By the 25th anniversary of his company and the 2001 retrospective at the Guggenheim, which reportedly drew 29,000 visitors a week, Armani was still immensely successful and powerful, yet no longer le dernier cri. During the early years of the second millennium, he launched his hotel chain in partnership and assumed control of his manufacturing facilities to ensure vertical integration. Where he could not self-produce, he licensed, but only if he was ensured the last word (it was precisely this criterion that led to his exit from a highly profitable partnership with Luxottica).
He was, reputedly, approached several times with offers of investment from private equity groups and others keen to join the early boom of the conglomeration of luxury, but chose to keep the house he built his and his alone. He recounted once that three pitching investors had asked for a meeting with their banker.

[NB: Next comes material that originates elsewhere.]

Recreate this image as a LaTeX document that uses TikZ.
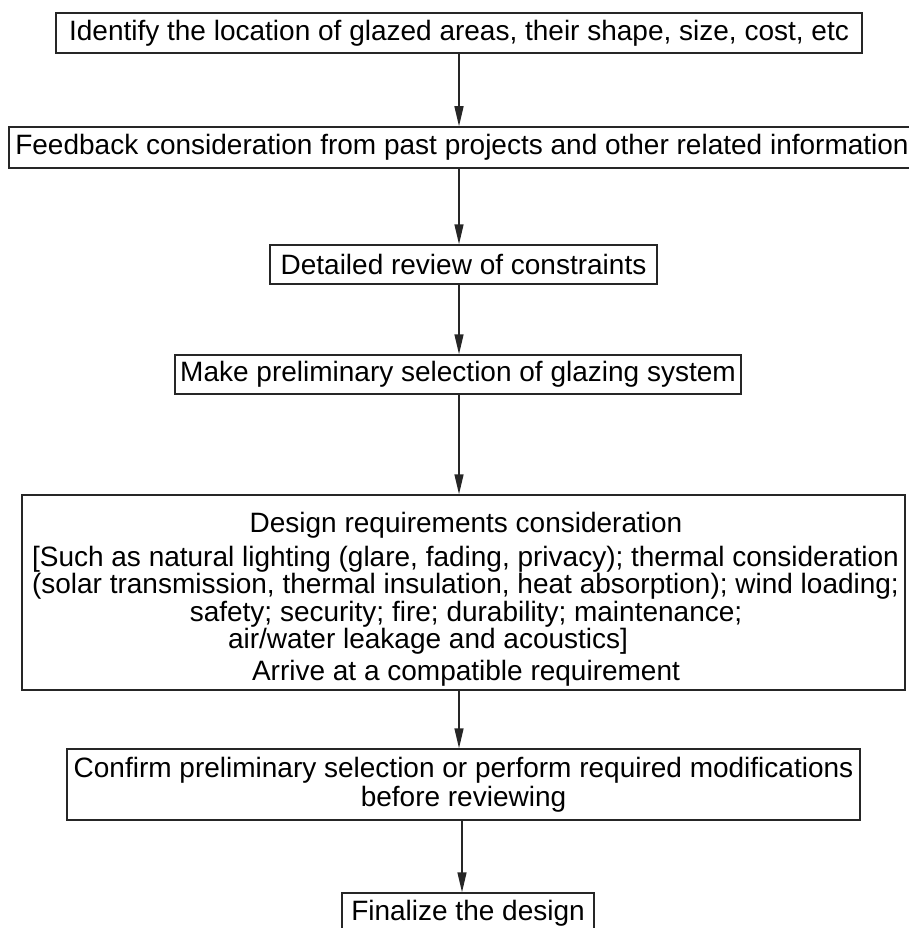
\documentclass[tikz,border=0pt]{standalone}
\usepackage{fontspec}
\setmainfont{Liberation Sans}
\usetikzlibrary{arrows.meta}
\begin{document}
\begin{tikzpicture}[x=1pt,y=-1pt,
  every node/.style={font=\fontsize{28}{29}\selectfont, inner sep=0pt},
  box/.style={draw=black!85, line width=1.5pt, align=center},
  txt/.style={anchor=base},
  arr/.style={draw=black!85, line width=1.5pt, -{Triangle[length=20pt,width=9pt]}}]
\useasboundingbox (0,0) rectangle (909,928);
\node[box, minimum width=806pt, minimum height=40pt] (b1) at (459,33) {Identify the location of glazed areas, their shape, size, cost, etc};
\node[box, minimum width=906pt, minimum height=41pt] (b2) at (462,147.5) {Feedback consideration from past projects and other related information};
\node[box, minimum width=387pt, minimum height=39pt] (b3) at (463.5,264.5) {Detailed review of constraints};
\node[box, minimum width=566pt, minimum height=39pt] (b4) at (458,374.5) {Make preliminary selection of glazing system};
\node[box, minimum width=883pt, minimum height=195pt] (b5) at (463.5,592.5) {};
\node[txt] (t1) at (466,532) {Design requirements consideration};
\node[txt] (t2) at (465.5,566) {[Such as natural lighting (glare, fading, privacy); thermal consideration};
\node[txt] (t3) at (465.5,593.5) {(solar transmission, thermal insulation, heat absorption); wind loading;};
\node[txt] (t4) at (466,621) {safety; security; fire; durability; maintenance;};
\node[txt] (t5) at (428,648.5) {air/water leakage and acoustics]};
\node[txt] (t6) at (466,680) {Arrive at a compatible requirement};
\node[box, minimum width=793pt, minimum height=71pt] (b6) at (463.5,784.5) {Confirm preliminary selection or perform required modifications\\before reviewing};
\node[box, minimum width=252pt, minimum height=40pt] (b7) at (468,913) {Finalize the design};
\coordinate (ax) at (459,0);
\coordinate (bx) at (462,0);
\draw[arr] (b1.south -| ax) -- (b2.north -| ax);
\draw[arr] (b2.south -| ax) -- (b3.north -| ax);
\draw[arr] (b3.south -| ax) -- (b4.north -| ax);
\draw[arr] (b4.south -| ax) -- (b5.north -| ax);
\draw[arr] (b5.south -| ax) -- (b6.north -| ax);
\draw[arr] (b6.south -| bx) -- (b7.north -| bx);
\end{tikzpicture}
\end{document}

Armani said, “He was the most powerful man in Italian banking, and while the others spoke, he sat there, not saying a word. Then he looked over at the other men and said, ‘My dear sirs, Mr. Armani doesn’t need us. Let’s go.’ ”
Armani remained a dedicated advertiser in the fashion press (the fateful 1976 call from Barneys came after it saw his first campaign in L’Uomo Vogue), but increasingly his collections were truer to himself than the times. And such was the power of his name that he had transcended the limits of that press and even the fashion system in general. As Franca Sozzani, the late editor-in-chief of Italian Vogue, once noted: “Like all the truly great designers in fashion history, Giorgio Armani is about style, not fashion. They find their style, and they stick to it, and that’s what he has done.”
In manner, Armani was reputedly sometimes reserved or prickly. During the regular post-show press conferences for the Italian press, he would on occasion lob a rhetorical grenade in the direction of Prada or Dolce & Gabbana to the general merriment of all (Prada and Dolce & Gabbana apart). He often explained his bearing as shy. Despite that, the Armani aspect was formidable and his personal aesthetic ascetic. He was dedicated to personal fitness.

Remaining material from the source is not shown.